● DIRECTIVE: Quote word for word the lines below, beginning with the first and ending with the one that has "plt.rcParams['font.family'] = ['Liberation". Drop the pictures.

● PROVIDED MATERIAL:
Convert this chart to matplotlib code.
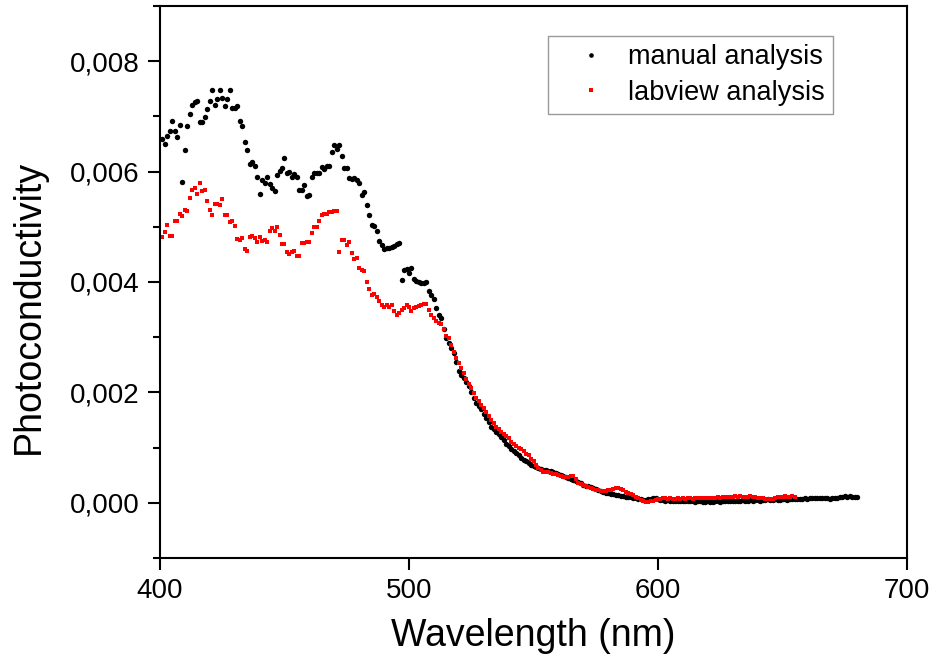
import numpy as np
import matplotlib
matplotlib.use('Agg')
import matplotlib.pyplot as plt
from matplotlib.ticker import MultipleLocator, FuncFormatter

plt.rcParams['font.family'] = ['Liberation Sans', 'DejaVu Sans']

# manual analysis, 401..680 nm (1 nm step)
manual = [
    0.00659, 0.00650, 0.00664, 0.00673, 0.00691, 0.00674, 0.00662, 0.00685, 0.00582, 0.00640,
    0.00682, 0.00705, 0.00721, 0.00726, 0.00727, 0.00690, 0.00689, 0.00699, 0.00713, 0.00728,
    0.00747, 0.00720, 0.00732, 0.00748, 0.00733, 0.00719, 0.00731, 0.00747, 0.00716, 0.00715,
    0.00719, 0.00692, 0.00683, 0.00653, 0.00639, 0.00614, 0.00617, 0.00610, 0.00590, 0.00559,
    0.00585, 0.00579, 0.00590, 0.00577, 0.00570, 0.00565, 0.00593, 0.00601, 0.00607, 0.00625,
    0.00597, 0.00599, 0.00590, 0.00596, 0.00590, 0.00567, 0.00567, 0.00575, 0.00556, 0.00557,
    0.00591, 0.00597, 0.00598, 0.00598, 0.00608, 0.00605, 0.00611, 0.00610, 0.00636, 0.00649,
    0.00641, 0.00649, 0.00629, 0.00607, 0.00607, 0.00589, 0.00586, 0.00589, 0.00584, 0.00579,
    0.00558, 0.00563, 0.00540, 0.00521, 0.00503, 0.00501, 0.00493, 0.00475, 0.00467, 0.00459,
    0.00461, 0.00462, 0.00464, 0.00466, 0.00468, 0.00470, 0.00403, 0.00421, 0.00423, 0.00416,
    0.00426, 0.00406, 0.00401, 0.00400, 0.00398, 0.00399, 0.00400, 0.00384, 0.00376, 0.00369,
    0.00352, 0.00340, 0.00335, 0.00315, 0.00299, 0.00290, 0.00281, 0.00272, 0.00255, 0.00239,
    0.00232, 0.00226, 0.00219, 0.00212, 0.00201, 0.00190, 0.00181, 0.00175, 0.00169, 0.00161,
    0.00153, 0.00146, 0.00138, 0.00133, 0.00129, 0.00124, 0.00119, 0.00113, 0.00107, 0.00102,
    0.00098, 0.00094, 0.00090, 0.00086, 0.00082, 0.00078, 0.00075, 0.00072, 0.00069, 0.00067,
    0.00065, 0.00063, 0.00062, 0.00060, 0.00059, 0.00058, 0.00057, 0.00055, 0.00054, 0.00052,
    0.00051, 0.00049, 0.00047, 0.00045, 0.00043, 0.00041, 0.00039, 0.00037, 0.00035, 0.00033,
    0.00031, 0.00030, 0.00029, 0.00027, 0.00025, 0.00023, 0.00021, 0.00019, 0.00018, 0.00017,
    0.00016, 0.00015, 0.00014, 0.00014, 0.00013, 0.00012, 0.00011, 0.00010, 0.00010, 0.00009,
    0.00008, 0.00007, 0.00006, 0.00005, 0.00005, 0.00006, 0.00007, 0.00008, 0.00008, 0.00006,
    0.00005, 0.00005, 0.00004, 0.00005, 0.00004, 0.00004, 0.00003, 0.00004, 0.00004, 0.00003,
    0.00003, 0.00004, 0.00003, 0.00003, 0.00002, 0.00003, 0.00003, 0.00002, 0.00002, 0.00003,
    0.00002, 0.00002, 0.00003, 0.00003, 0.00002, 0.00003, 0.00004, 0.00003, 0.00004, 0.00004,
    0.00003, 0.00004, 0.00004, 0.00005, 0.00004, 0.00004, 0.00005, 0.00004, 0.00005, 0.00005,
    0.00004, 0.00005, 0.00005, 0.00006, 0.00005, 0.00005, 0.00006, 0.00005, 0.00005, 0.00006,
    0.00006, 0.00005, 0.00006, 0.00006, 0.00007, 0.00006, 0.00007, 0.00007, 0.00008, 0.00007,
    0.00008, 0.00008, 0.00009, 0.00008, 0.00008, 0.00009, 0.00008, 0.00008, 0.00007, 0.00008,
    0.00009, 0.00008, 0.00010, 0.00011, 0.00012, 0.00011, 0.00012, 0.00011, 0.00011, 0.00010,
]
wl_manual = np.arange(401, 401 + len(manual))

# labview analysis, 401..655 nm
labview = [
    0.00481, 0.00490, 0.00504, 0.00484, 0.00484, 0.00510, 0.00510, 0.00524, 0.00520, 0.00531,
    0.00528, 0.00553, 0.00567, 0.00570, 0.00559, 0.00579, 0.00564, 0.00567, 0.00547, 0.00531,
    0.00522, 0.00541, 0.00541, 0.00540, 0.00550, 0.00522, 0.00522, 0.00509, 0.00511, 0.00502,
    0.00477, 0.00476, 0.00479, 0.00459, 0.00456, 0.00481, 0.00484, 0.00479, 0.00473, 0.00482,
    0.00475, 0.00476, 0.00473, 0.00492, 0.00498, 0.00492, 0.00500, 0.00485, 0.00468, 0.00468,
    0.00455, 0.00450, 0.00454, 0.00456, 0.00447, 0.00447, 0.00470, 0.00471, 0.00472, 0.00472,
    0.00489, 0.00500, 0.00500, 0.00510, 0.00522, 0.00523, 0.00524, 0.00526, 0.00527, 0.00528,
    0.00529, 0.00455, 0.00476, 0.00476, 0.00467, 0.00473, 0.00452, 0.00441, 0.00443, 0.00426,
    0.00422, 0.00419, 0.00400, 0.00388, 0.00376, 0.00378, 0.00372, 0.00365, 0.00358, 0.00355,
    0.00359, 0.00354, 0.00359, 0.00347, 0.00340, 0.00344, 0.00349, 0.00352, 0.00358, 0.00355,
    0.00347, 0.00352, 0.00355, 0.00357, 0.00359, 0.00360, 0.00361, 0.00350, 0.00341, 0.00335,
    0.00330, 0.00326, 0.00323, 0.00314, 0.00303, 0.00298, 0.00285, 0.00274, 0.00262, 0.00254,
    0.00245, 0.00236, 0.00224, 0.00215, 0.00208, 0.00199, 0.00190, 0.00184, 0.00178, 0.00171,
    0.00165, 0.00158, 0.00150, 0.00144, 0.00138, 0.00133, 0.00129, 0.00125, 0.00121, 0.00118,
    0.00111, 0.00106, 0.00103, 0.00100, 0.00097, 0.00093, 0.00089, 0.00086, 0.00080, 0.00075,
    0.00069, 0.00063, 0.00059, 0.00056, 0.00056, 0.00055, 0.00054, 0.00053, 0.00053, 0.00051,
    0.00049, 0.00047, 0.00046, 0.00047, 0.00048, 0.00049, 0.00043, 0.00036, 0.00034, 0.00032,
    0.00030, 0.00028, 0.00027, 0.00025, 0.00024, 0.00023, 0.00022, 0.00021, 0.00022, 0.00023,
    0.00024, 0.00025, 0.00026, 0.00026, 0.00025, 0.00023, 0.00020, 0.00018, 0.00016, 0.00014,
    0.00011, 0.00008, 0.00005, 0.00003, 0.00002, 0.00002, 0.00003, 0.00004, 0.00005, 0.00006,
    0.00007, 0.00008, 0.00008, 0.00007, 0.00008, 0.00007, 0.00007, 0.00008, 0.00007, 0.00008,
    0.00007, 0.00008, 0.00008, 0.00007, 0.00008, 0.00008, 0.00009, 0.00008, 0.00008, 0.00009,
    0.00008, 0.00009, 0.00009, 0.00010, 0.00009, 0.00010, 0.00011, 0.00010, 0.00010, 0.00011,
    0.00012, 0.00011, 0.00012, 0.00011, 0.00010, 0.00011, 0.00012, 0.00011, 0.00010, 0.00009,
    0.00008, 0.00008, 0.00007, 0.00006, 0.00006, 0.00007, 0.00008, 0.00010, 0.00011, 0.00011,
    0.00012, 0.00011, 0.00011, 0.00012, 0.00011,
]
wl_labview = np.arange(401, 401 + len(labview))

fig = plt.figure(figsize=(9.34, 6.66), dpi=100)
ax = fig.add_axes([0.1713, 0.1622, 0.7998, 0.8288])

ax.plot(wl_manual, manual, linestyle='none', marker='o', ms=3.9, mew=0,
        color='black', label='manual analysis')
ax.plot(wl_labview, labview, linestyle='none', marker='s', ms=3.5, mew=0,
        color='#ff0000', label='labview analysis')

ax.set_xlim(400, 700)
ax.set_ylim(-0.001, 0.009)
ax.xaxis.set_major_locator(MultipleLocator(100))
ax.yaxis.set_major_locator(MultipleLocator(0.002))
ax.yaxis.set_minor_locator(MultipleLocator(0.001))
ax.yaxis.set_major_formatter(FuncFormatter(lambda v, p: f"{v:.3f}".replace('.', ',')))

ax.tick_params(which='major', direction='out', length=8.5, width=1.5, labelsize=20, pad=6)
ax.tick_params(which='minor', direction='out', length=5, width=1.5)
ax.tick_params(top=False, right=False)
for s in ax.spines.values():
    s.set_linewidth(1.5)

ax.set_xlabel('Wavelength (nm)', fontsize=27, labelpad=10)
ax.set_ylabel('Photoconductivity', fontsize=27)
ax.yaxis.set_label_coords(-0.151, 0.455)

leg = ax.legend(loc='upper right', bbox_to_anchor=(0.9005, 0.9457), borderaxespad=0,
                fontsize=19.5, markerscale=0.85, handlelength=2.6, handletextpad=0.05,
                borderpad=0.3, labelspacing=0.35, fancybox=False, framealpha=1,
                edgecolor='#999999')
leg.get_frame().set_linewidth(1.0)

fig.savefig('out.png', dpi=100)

● REPLY TO THE EXERCISE:
Convert this chart to matplotlib code.
import numpy as np
import matplotlib
matplotlib.use('Agg')
import matplotlib.pyplot as plt
from matplotlib.ticker import MultipleLocator, FuncFormatter

plt.rcParams['font.family'] = ['Liberation Sans', 'DejaVu Sans']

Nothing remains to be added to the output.